### Prompt:
Return exactly the listing's lines, from its first line to the line holding "Bar, XAxis, YAxis", ends included.

### Data section:
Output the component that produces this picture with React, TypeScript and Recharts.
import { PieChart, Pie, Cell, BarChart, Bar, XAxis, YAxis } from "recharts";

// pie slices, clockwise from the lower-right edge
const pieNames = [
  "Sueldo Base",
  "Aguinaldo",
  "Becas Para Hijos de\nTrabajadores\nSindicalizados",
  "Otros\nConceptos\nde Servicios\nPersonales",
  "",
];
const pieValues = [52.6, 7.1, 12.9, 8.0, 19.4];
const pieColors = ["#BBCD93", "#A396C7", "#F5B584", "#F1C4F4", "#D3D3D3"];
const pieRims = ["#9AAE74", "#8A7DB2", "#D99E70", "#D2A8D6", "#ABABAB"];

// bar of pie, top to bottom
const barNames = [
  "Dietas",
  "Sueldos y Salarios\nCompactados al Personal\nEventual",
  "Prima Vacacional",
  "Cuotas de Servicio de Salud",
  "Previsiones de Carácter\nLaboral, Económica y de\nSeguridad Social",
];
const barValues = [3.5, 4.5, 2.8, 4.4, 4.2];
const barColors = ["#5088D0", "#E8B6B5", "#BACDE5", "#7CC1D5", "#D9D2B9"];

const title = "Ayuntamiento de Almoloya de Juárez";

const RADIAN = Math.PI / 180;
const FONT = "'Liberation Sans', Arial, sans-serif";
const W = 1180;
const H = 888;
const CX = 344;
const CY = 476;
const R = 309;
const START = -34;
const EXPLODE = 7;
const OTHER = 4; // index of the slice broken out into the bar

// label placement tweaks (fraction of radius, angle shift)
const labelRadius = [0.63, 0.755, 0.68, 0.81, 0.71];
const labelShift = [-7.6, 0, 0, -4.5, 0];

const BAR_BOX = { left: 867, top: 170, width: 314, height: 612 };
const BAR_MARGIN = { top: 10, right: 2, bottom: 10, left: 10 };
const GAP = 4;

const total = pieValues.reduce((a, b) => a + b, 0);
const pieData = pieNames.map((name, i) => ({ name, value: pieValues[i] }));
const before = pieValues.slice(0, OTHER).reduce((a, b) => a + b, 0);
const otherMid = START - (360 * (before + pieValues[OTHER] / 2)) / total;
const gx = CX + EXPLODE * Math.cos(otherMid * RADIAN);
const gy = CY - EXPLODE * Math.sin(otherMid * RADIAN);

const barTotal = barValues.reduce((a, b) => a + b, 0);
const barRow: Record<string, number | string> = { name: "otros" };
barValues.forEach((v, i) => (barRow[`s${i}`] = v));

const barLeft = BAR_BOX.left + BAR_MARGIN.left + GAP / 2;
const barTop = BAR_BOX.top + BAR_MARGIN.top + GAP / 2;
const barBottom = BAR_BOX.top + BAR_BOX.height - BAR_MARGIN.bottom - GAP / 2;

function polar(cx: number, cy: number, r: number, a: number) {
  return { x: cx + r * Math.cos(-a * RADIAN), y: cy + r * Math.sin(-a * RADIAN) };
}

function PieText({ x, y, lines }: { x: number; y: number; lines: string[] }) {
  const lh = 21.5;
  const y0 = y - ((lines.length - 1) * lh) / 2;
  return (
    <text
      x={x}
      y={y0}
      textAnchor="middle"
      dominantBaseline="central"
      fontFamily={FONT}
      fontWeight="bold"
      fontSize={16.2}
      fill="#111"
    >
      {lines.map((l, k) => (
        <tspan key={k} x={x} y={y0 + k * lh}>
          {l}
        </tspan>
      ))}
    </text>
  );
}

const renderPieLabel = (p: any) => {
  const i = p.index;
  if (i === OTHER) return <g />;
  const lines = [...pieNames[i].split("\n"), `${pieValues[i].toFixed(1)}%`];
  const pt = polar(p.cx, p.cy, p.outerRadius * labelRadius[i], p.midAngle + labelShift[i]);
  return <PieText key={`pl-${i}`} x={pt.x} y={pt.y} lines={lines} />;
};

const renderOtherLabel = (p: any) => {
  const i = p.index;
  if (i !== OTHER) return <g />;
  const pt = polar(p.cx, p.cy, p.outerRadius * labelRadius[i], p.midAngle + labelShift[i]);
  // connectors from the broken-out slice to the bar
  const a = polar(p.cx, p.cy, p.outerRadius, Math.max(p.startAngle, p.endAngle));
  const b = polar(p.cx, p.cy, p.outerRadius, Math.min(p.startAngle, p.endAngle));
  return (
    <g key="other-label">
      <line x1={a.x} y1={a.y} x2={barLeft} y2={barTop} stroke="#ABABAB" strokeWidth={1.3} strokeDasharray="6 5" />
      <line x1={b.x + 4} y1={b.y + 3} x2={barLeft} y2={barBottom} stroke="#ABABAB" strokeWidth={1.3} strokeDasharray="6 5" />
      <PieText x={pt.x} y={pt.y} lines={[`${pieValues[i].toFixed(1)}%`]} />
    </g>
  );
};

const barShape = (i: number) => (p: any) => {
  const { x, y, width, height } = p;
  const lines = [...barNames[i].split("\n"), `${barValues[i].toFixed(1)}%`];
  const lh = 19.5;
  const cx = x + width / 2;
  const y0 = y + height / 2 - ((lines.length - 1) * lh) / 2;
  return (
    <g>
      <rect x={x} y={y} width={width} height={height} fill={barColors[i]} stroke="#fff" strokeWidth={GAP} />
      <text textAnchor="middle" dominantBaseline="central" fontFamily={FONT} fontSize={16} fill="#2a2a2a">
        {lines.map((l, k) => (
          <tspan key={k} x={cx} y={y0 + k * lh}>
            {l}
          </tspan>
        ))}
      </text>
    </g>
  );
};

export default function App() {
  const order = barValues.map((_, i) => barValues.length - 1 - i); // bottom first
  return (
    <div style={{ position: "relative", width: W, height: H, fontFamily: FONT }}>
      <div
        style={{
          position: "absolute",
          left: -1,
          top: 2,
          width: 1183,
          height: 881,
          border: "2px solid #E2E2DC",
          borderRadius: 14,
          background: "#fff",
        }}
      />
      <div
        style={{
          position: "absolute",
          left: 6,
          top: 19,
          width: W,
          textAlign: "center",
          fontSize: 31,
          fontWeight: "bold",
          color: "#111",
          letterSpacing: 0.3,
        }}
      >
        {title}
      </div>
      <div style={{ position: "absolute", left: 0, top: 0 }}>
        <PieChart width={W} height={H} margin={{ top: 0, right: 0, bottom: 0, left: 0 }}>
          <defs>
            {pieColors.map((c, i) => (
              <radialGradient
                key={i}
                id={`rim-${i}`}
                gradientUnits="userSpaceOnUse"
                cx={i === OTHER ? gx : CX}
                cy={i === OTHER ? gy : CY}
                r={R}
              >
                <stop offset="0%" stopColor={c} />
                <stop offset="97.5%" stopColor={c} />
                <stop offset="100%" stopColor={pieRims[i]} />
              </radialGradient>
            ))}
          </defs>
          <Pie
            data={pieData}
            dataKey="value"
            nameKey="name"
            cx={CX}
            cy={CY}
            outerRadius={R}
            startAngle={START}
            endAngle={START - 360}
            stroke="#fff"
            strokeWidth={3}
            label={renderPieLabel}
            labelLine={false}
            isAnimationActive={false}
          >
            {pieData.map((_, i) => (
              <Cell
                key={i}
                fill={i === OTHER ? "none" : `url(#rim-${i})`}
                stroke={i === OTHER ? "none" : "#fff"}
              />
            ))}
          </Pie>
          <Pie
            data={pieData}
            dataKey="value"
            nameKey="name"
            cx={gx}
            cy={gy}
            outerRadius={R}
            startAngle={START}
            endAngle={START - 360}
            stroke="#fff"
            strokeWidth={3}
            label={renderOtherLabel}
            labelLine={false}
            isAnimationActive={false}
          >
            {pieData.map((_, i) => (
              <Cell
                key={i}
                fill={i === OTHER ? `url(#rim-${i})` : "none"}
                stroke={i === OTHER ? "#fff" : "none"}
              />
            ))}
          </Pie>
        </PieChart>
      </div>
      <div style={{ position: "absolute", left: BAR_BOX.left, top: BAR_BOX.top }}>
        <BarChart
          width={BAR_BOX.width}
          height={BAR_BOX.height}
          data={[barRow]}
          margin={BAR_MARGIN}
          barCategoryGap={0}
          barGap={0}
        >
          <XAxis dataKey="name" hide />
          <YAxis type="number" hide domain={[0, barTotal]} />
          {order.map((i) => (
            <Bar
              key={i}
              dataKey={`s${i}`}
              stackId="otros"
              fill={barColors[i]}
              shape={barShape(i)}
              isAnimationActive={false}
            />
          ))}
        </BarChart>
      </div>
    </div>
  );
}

### Written reply:
Output the component that produces this picture with React, TypeScript and Recharts.
import { PieChart, Pie, Cell, BarChart, Bar, XAxis, YAxis } from "recharts";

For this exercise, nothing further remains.